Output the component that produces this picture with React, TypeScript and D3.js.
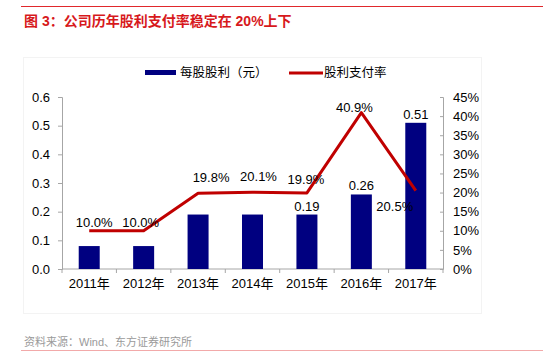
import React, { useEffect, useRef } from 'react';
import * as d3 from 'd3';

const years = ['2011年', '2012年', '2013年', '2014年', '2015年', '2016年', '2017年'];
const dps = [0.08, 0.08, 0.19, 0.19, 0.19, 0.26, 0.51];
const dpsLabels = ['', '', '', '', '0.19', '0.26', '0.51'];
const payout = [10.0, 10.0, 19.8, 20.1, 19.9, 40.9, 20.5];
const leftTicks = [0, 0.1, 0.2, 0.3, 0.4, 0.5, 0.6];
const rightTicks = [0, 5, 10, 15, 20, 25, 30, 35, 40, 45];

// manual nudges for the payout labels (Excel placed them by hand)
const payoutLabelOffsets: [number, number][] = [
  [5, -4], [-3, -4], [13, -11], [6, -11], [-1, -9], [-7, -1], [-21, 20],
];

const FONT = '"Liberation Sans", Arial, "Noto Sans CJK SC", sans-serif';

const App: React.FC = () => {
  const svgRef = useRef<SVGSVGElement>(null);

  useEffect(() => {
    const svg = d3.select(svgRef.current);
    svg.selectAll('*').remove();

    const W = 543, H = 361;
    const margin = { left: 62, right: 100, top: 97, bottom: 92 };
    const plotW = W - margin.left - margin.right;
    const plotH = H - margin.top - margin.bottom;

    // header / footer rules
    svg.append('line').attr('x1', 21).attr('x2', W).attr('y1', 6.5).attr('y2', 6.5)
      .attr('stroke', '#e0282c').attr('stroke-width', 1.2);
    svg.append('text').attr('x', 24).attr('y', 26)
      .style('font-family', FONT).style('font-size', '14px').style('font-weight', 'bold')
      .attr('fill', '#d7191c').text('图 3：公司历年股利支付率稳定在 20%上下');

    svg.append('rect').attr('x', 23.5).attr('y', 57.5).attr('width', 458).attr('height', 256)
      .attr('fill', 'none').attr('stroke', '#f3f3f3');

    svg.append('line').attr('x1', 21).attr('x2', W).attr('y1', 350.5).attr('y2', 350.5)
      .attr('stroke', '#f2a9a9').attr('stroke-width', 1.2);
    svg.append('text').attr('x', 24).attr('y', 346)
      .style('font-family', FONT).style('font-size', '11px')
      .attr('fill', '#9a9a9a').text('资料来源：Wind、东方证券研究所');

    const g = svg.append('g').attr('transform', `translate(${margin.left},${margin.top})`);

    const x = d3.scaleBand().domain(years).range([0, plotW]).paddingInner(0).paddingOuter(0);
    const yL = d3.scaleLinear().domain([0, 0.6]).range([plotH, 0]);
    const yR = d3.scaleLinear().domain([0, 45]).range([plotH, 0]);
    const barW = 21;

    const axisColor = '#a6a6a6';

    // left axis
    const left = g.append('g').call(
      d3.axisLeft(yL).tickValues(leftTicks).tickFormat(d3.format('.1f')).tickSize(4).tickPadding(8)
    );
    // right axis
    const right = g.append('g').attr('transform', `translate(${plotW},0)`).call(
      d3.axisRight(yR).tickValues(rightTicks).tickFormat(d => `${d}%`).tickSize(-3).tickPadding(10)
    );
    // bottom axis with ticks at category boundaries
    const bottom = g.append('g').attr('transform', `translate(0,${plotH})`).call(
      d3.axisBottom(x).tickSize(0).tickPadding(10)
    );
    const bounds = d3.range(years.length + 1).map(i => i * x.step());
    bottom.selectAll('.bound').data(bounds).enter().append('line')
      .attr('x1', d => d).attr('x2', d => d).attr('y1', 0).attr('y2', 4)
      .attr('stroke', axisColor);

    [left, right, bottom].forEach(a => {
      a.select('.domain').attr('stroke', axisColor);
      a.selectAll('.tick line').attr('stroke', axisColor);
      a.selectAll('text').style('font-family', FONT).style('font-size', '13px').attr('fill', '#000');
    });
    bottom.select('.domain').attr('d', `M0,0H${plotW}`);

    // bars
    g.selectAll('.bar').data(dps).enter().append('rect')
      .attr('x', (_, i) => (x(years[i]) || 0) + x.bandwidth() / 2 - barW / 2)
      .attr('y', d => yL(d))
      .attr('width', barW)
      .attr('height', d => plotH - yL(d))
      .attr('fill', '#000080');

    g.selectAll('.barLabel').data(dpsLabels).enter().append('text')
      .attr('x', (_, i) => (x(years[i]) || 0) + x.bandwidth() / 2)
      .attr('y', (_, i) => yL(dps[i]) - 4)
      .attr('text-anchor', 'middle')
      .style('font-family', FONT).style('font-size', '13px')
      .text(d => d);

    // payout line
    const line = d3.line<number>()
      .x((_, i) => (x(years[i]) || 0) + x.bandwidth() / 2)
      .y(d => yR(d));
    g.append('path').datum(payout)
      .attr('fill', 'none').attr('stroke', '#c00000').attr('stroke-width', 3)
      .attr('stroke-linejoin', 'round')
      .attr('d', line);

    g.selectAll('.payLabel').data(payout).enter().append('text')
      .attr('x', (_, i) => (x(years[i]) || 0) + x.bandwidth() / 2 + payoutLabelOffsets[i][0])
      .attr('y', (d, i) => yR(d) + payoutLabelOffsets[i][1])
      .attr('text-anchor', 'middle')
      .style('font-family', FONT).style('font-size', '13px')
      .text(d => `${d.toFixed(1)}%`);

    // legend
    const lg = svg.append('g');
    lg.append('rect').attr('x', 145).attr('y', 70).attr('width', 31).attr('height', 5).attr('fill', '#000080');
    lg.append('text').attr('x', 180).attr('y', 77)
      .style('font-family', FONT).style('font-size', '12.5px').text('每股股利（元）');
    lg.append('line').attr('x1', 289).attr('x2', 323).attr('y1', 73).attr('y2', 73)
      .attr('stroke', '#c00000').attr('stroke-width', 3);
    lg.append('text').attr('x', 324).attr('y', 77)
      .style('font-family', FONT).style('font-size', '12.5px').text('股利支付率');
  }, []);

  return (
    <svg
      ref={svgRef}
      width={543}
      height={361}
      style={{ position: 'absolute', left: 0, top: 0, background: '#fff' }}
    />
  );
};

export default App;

==

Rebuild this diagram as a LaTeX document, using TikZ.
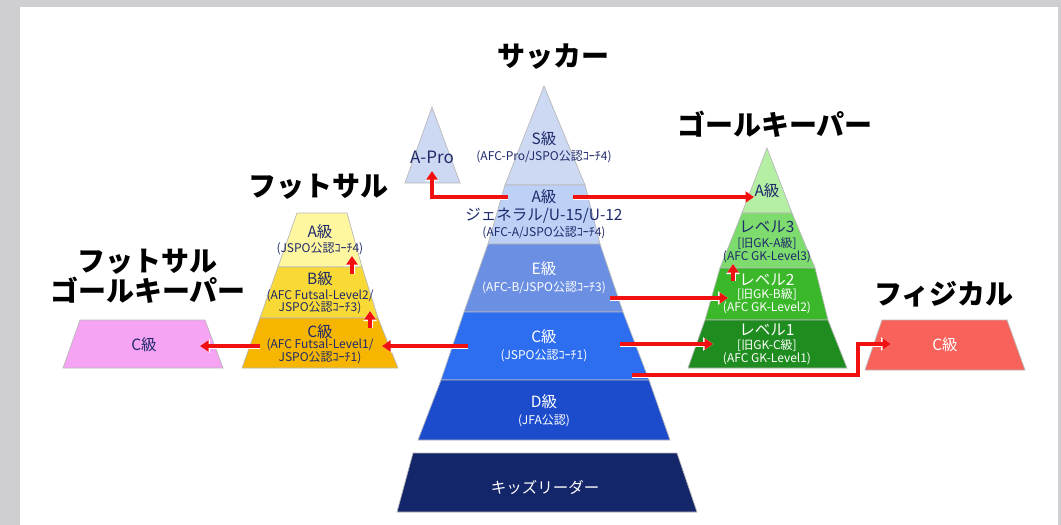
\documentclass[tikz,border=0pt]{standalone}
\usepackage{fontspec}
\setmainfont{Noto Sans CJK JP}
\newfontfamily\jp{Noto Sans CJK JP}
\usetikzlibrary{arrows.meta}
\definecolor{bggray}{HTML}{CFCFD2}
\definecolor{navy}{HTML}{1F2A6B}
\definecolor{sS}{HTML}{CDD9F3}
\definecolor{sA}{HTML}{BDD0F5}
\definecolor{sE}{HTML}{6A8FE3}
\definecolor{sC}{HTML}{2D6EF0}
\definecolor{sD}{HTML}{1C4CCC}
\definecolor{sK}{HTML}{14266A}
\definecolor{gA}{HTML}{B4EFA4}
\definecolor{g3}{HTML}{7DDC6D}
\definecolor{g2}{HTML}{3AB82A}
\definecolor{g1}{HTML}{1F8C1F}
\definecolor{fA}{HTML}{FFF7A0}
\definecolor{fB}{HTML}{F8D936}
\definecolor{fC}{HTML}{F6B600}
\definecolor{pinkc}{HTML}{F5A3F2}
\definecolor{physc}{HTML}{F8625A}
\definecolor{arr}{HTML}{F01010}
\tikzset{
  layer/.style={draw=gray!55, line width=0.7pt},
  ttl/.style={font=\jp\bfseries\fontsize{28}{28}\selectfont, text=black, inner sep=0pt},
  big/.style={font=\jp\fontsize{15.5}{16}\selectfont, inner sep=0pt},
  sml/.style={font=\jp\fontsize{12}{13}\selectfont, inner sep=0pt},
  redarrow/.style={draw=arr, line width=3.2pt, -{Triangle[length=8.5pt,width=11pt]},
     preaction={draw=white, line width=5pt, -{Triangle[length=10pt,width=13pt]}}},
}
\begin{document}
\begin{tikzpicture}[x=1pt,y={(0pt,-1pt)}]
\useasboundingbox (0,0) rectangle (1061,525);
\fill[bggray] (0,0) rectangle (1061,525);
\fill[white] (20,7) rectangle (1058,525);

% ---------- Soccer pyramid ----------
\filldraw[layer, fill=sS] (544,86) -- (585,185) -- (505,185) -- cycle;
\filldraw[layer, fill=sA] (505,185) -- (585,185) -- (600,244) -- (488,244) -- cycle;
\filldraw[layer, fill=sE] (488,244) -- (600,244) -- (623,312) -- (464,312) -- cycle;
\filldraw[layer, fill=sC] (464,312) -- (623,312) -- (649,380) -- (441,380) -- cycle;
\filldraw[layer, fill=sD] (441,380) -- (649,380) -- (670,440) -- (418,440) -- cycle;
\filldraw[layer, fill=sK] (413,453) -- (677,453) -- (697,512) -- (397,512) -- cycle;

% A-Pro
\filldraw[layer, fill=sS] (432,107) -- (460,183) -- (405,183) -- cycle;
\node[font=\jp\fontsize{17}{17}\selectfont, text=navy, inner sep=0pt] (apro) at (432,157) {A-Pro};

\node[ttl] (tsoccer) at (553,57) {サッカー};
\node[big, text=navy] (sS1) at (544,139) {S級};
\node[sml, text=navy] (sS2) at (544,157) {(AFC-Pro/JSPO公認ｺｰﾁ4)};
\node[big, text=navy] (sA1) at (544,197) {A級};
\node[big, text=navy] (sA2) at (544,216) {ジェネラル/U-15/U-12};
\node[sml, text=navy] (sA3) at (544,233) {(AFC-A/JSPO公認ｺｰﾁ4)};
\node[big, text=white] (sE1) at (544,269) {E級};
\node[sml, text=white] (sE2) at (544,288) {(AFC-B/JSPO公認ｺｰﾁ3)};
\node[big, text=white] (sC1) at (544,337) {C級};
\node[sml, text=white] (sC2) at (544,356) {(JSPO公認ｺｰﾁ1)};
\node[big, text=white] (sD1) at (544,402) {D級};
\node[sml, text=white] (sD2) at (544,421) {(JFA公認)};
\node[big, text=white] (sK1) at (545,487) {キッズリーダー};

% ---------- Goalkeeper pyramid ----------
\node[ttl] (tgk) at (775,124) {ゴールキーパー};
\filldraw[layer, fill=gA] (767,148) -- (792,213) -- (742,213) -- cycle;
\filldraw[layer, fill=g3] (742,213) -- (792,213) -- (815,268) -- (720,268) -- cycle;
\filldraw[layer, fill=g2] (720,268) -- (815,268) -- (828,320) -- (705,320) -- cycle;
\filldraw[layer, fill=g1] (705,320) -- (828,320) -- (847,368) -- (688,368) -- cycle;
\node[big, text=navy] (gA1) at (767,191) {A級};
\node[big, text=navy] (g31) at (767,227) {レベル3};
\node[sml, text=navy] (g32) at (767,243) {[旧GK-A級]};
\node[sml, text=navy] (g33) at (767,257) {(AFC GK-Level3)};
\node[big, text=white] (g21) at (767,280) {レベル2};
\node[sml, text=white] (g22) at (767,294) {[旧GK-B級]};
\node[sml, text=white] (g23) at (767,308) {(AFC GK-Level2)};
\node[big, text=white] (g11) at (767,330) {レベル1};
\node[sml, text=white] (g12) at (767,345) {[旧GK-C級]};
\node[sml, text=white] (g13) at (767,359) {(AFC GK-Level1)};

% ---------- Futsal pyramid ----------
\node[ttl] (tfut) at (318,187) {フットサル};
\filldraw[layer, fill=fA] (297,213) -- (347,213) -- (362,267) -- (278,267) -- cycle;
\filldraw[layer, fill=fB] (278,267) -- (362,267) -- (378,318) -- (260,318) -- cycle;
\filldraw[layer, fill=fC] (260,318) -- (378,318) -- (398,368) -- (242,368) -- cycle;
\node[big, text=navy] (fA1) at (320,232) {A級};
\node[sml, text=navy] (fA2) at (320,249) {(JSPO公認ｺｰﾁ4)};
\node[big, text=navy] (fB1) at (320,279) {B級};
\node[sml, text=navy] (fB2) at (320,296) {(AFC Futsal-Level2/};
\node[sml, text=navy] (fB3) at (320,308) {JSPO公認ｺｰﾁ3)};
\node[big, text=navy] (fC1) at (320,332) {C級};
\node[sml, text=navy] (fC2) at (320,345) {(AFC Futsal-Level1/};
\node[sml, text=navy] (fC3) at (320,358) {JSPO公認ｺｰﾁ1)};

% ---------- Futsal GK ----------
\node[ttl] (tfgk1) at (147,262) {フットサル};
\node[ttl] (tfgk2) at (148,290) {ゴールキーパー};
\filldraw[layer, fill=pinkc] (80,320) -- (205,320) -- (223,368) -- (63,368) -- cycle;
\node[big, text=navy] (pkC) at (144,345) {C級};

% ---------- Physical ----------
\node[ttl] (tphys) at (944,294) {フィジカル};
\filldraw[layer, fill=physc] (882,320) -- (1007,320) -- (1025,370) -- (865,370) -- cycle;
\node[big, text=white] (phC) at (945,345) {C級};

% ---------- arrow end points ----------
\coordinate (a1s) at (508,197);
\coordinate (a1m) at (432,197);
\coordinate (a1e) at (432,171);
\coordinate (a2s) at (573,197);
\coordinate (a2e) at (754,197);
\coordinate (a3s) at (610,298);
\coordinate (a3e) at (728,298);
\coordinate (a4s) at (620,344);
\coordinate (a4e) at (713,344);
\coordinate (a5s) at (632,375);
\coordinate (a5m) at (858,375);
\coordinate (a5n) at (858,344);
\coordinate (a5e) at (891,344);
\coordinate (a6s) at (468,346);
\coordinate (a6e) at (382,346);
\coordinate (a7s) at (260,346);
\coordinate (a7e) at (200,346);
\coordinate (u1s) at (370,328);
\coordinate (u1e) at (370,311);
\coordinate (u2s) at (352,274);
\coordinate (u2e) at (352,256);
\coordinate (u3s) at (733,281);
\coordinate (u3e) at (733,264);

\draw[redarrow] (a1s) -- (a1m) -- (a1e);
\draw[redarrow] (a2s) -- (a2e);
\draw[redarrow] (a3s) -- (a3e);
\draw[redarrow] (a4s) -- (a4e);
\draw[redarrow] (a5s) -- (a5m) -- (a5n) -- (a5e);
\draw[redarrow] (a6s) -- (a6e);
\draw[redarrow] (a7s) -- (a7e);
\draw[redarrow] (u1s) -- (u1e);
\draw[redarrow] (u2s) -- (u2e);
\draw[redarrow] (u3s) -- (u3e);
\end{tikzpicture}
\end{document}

**Goal**
Reply with nothing but a number: how many lines of the entries above contain the string "this"?

**Solved problem**
2